Sometimes this happens. This happens every now and then. You call it nostalgia, cherishing memories! Or call it a perfumery spreading fragrance all around. Sometimes this happens… when the human characters are blended in that smell in such a way that one could hardly feel anything else! The mise-en-scene gets enlivened in front of your eyes; your senses get assimilated in the play.
“Tomar Aami”- the newest production of Ganakrishti, succeeds to infuse such an arresting perfume throughout. You smile unknowingly, a plop of tears go down, that too unknowingly. It becomes a complete trip with the simple stagecraft, background, performances, a warm feeling leaving behind.
An educated middle-aged man, named Ajit, runs a bookstore started by his grandfather. But he has a conservative approach towards life, towards books, towards the way of running a traditional business and everything else. And a young girl, Maya is a dweller of a slum, not very well educated, foul-mouthed, but she has an unearthly passion for books. She wants to grasp her inner self and does believe only books can help her out there. So she joins Ajit’s shop as a sales girl. Because that will give her a chance to spend the day with books surrounding her. There are the only three characters in the play, more accurately two humane characters and Books, the spinal cord of the story!
And there, the books, the letters both written and un-written, the words spoken and unspoken actually hook the spectators to the live visuals. It’s the context of the ocean of black, little characters bound in hard or soft covers- whom we lovingly call books, play the actual mind-game, the game of emotions, tears, nostalgia! And there the play becomes watchable, enjoyable.
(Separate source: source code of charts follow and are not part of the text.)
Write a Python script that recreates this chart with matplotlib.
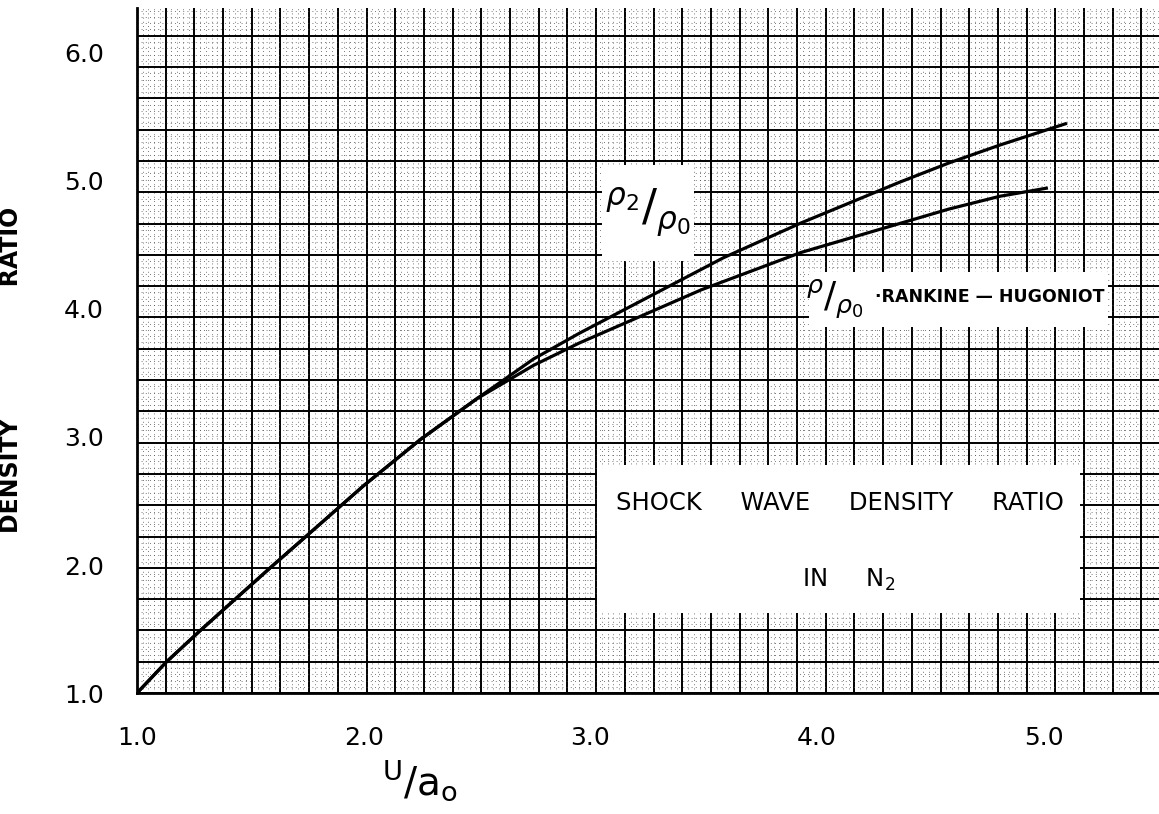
import numpy as np
import matplotlib
matplotlib.use("Agg")
import matplotlib.pyplot as plt
from matplotlib.patches import Rectangle

# values (U/a0 vs density ratio)
common_x = [1.0, 1.128, 1.274, 1.428, 1.592, 1.724, 2.0, 2.25, 2.5]
common_y = [1.0, 1.24, 1.48, 1.725, 1.985, 2.19, 2.62, 2.98, 3.30]

shock_x = [2.75, 2.951, 3.587, 3.927, 4.364, 4.581, 4.806, 5.102]
shock_y = [3.61, 3.81, 4.40, 4.67, 4.99, 5.14, 5.28, 5.45]

rh_x = [2.75, 2.951, 3.490, 3.927, 4.581, 4.806, 5.018]
rh_y = [3.56, 3.734, 4.15, 4.44, 4.78, 4.88, 4.945]

x_ticks = [1.0, 2.0, 3.0, 4.0, 5.0]
y_ticks = [1.0, 2.0, 3.0, 4.0, 5.0, 6.0]

plt.rcParams['font.family'] = ['DejaVu Sans']

fig = plt.figure(figsize=(11.59, 8.14), dpi=100)
rect = [0.1182, 0.1486, 0.8818, 0.8415]

# graph paper underneath, in pixel units of the plot area
paper = fig.add_axes(rect, zorder=0)
pw, ph = 1022, 685
paper.set_xlim(0, pw)
paper.set_ylim(0, ph)
cx, cy = 28.7, 31.3
paper.set_xticks(np.arange(0, pw, cx))
paper.set_yticks(np.arange(0, ph, cy))
paper.set_xticks(np.arange(0, pw, cx / 5), minor=True)
paper.set_yticks(np.arange(0, ph, cy / 5), minor=True)
paper.grid(which='major', color='black', lw=1.4)
paper.grid(which='minor', color='0.3', lw=0.6, ls=(0, (1, 4)))
paper.tick_params(which='both', length=0, labelbottom=False, labelleft=False)
for s in paper.spines.values():
    s.set_visible(False)

ax = fig.add_axes(rect, zorder=1)
ax.patch.set_visible(False)
ax.set_xlim(1.0, 5.508)
ax.set_ylim(1.0, 6.35)

# curves
ax.plot(common_x + shock_x, common_y + shock_y, color='black', lw=2.3,
        solid_capstyle='butt', solid_joinstyle='round')
ax.plot(common_x + rh_x, common_y + rh_y, color='black', lw=2.3,
        solid_capstyle='butt', solid_joinstyle='round')

ax.set_xticks(x_ticks)
ax.set_xticklabels(['1.0', '2.0', '3.0', '4.0', '5.0'])
ax.set_yticks(y_ticks)
ax.set_yticklabels(['1.0', '2.0', '3.0', '4.0', '5.0', '6.0'])
ax.tick_params(length=0, labelsize=18)
ax.tick_params(axis='x', pad=24)
ax.tick_params(axis='y', pad=24)
for side in ['top', 'right']:
    ax.spines[side].set_visible(False)
ax.spines['left'].set_linewidth(2)
ax.spines['bottom'].set_linewidth(2)

ax.set_ylabel('DENSITY                RATIO', fontsize=17, fontweight='bold')
ax.yaxis.set_label_coords(-0.1115, 0.4715)
ax.set_xlabel(r'$^{\mathsf{U}}/\mathsf{a_o}$', fontsize=28)
ax.xaxis.set_label_coords(0.277, -0.095)

# white label patches
def white_box(x, y, w, h):
    ax.add_patch(Rectangle((x, y), w, h, transform=ax.transAxes, facecolor='white',
                           edgecolor='none', zorder=2))

white_box(0.450, 0.117, 0.473, 0.216)
ax.text(0.688, 0.277, 'SHOCK     WAVE     DENSITY     RATIO', transform=ax.transAxes,
        ha='center', va='center', fontsize=17.5, zorder=3)
ax.text(0.696, 0.165, r'IN     N$_\mathsf{2}$', transform=ax.transAxes,
        ha='center', va='center', fontsize=17.5, zorder=3)

white_box(0.455, 0.631, 0.090, 0.140)
ax.text(0.500, 0.701, r'$^{\rho_2}/_{\rho_0}$', transform=ax.transAxes,
        ha='center', va='center', fontsize=32, zorder=3)

white_box(0.6575, 0.534, 0.2926, 0.080)
ax.text(0.683, 0.574, r'$^{\rho}/_{\rho_0}$', transform=ax.transAxes,
        ha='center', va='center', fontsize=26, zorder=3)
ax.text(0.722, 0.578, '·RANKINE — HUGONIOT', transform=ax.transAxes,
        ha='left', va='center', fontsize=12.5, fontweight='bold', zorder=3)

fig.savefig('out.png', dpi=100)
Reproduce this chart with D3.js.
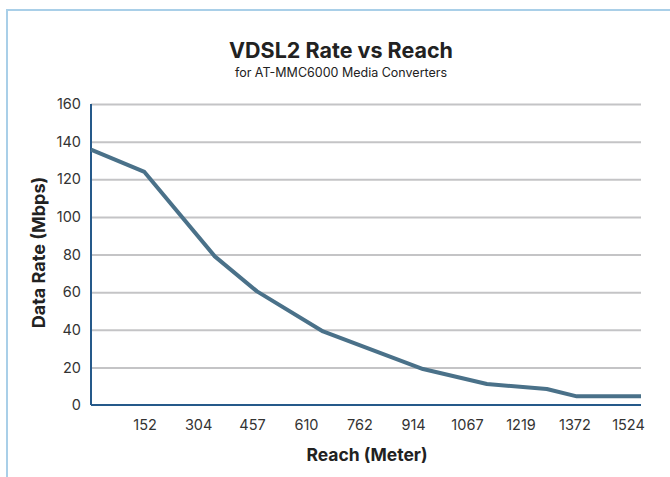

Ajit and Maya have conflicts due to difference in thinking. They belong to two distinctively different strata of the society. But where books connect hearts, nothing else really should matter. And so Ajit finally surrenders to Maya’s passion and permits her to manage the shop and run it in the way she wants. Debshankar Haldar (here Ajit) of late has become an inseparable part of almost all significant Bengali theatre productions, which sometimes becomes a tiring thing to watch. But not to like his performance especially here, in a middle-aged bookseller’s character, will be a criticism for criticism’s sake only. Bindiya Ghosh manages to deliver a commendable performance, especially in the second half. In the first half though, her accents are a bit too imposed. The body language of a slum-girl is not very tactfully etched. So, the first half of the play seems to be dragged, whereas in the next half, the chemistry of the two evolves to create a matured ending.
Above all, Evald Flisar’s ‘Take me into your hands’ takes complete Bengali attire in this theatre production. College Street boi-para blends with Slovenian origin. And then again, the spirit of living with books glorifies an evening.